Grandma shouted down to me, “Did you take some Miracle Gro with you, baby doll? Those flowers won’t last long otherwise.” She wiped her forehead with her sleeve and rubbed at her sore hands. She was working hard and had spent most of the winter itching to tend to the plot. We still had to wait awhile for the stone to go in, for the ground to settle.
Walking over my relatives’ graves, I crossed the grounds where the forgotten TB patients were buried, and paused. So many nameless; their only mark of existence, a number. My eyes burned and my throat tightened. I took a quick swig from my own St. Francis water jug as I made my way back up the hill to Grandma. “Here, baby.” Grandma scooped two mounds with her arthritic hands, and I cupped my palms to catch the soil. Her face was red, and her smile sincere. “You’re a sweet little thing, you know that?” She squeezed my hands with hers and cocked her head. Grandma understood me. Later that night I would be with my friends—playing flashlight tag, buying treats at James’ drugstore, looking through my sister’s Teen Magazines—but at that moment, I was where I needed to be.

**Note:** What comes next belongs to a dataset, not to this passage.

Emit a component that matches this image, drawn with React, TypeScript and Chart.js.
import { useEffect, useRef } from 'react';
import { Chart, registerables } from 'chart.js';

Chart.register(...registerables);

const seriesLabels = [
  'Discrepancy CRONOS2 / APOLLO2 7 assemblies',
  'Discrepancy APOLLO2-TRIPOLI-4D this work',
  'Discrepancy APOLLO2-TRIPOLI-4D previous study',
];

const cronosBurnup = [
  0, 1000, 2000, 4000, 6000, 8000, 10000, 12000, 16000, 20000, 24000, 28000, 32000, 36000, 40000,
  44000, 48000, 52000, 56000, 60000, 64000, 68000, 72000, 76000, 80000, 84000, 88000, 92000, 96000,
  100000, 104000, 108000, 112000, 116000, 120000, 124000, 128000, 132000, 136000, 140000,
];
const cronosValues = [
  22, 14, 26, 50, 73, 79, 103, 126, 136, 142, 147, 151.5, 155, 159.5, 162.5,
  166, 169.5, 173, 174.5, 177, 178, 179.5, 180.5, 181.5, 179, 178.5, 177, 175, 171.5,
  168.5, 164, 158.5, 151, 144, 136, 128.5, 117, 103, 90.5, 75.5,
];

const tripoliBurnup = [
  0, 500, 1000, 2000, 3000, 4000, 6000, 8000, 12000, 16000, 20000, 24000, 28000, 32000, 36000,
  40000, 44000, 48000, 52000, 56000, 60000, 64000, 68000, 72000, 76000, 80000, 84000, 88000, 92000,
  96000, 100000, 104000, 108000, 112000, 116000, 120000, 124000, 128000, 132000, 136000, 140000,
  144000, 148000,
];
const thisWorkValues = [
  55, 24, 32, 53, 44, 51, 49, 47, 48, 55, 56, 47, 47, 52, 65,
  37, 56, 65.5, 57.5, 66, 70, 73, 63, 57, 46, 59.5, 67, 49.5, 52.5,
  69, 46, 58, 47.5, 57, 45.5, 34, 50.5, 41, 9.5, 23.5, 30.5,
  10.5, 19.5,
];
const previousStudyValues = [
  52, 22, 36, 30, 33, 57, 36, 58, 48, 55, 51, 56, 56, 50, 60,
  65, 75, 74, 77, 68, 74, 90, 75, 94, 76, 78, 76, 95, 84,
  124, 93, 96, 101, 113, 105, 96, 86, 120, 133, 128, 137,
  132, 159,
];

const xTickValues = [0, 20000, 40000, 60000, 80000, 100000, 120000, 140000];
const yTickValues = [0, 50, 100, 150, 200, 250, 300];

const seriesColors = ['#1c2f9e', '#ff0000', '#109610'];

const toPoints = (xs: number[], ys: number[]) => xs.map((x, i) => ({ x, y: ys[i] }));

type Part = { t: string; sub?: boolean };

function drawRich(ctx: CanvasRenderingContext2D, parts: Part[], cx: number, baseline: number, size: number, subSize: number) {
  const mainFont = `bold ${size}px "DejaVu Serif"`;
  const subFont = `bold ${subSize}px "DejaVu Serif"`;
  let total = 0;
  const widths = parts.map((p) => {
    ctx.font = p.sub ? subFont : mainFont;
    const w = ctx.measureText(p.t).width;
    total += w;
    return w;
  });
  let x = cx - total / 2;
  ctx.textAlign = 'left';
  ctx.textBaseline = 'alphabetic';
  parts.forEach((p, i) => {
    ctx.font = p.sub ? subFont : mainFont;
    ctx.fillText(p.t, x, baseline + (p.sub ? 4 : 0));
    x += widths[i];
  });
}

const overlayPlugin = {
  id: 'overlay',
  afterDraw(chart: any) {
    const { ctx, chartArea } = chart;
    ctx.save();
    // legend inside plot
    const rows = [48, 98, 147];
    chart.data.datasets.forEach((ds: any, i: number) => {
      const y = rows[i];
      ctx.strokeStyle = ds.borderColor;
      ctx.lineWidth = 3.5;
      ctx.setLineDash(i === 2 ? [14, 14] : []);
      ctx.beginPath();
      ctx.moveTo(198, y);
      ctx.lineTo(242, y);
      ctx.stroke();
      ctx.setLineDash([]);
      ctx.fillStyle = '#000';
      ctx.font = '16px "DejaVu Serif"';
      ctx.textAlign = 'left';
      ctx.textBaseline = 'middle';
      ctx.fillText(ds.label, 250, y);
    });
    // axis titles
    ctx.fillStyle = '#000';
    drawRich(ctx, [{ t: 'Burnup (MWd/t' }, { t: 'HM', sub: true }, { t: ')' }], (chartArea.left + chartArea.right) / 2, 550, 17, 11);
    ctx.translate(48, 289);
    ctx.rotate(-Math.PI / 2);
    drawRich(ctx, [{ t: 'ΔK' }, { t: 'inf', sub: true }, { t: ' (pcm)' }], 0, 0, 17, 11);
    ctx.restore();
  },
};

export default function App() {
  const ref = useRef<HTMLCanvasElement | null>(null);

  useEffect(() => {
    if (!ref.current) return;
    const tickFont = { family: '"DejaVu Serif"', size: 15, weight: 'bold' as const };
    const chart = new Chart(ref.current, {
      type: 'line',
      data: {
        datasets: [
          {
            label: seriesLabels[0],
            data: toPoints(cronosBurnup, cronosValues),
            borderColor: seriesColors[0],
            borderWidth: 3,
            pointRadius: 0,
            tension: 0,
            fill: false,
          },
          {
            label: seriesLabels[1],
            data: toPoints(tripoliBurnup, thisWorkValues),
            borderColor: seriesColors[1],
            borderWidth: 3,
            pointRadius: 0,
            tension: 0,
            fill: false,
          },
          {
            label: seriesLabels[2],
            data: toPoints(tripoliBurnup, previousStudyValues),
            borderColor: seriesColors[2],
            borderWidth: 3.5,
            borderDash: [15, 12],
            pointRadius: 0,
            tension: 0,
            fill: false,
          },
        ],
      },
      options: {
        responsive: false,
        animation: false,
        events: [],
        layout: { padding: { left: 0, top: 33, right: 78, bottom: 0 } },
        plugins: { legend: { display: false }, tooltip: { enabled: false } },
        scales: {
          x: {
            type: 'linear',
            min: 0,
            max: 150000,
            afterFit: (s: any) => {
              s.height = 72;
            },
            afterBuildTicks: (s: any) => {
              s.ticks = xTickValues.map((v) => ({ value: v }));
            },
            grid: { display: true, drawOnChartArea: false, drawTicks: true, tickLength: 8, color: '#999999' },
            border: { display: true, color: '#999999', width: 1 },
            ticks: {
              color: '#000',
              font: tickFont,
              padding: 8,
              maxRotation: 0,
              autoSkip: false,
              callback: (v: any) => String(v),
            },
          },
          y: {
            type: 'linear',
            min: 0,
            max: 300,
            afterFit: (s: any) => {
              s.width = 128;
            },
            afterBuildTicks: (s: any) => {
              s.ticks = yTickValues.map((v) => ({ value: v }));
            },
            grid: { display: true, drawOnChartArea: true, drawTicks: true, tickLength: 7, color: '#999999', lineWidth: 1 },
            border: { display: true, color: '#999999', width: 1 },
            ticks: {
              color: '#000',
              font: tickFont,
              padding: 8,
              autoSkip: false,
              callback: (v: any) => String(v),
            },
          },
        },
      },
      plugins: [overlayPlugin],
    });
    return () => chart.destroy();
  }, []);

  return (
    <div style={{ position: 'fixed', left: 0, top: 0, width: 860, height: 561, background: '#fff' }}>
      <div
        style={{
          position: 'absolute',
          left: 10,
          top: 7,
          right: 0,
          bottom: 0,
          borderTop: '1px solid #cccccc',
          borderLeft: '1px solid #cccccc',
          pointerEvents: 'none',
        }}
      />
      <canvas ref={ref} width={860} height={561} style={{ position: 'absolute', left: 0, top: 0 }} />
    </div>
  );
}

I walked the dirt back down the hill and folded it into the ground. The soil welcomed the pretty pansies as I covered their roots and watered them. A cool breeze raised my head, and Marian’s grave caught my eye. Grandma said we would get to it another day, but it looked too sad to leave. Planting myself in front of her stone, I picked away at the weeds and dead flowers so that the word “Daughter” was visible at the bottom. Apparently, my great-grandfather was so distraught over her death, he wouldn’t recognize her as a wife or a mother. She was his daughter, and if he was paying for the stone, that’s how she would be remembered. Marian, as my grandma put it, “had to get married.” She was pregnant, and my great-grandfather would not forgive Harry McGonigle for the indiscretion. I often wonder what he would say today if he knew that Harry McGonigle and his second wife visited Marian’s grave on her birthday each year, placing pink tulips at the base of the stone. Would he find solace in Harry’s devotion to his first love? Or would he still curse the man who corrupted his baby? I traced the word “daughter” with my finger thinking of Marian—of Grammy’s doorframe, of the brothers carrying her casket, of leaving this world after only knowing its wonder for such a short time. Of the unknown.
Collecting my caddy, I dawdled back to Grandma. The sky was the most brilliant pink and tangerine that night. It was a sky of peace, renewal, and promise—the kind that reminds you of all things beautiful when life is not.
“Grandma, do you see this sky?” She was so hard at work that I thought she may have forgotten to look up. Grandma slowly lifted the water jugs.
“Well, look at that.” She stood to rub her knees and limped to the trunk, placing the cracked water jugs inside. “I haven’t seen a sky like that this early in the springtime in years. Did you finish planting your flowers? Want to get some ice cream?” I nodded and jumped in the front seat. Patsy Cline blaring on the radio, our hands still caked with dirt, we drove into the blazing sky that night—a springtime-summer drive that blanketed our silence like a thick balm.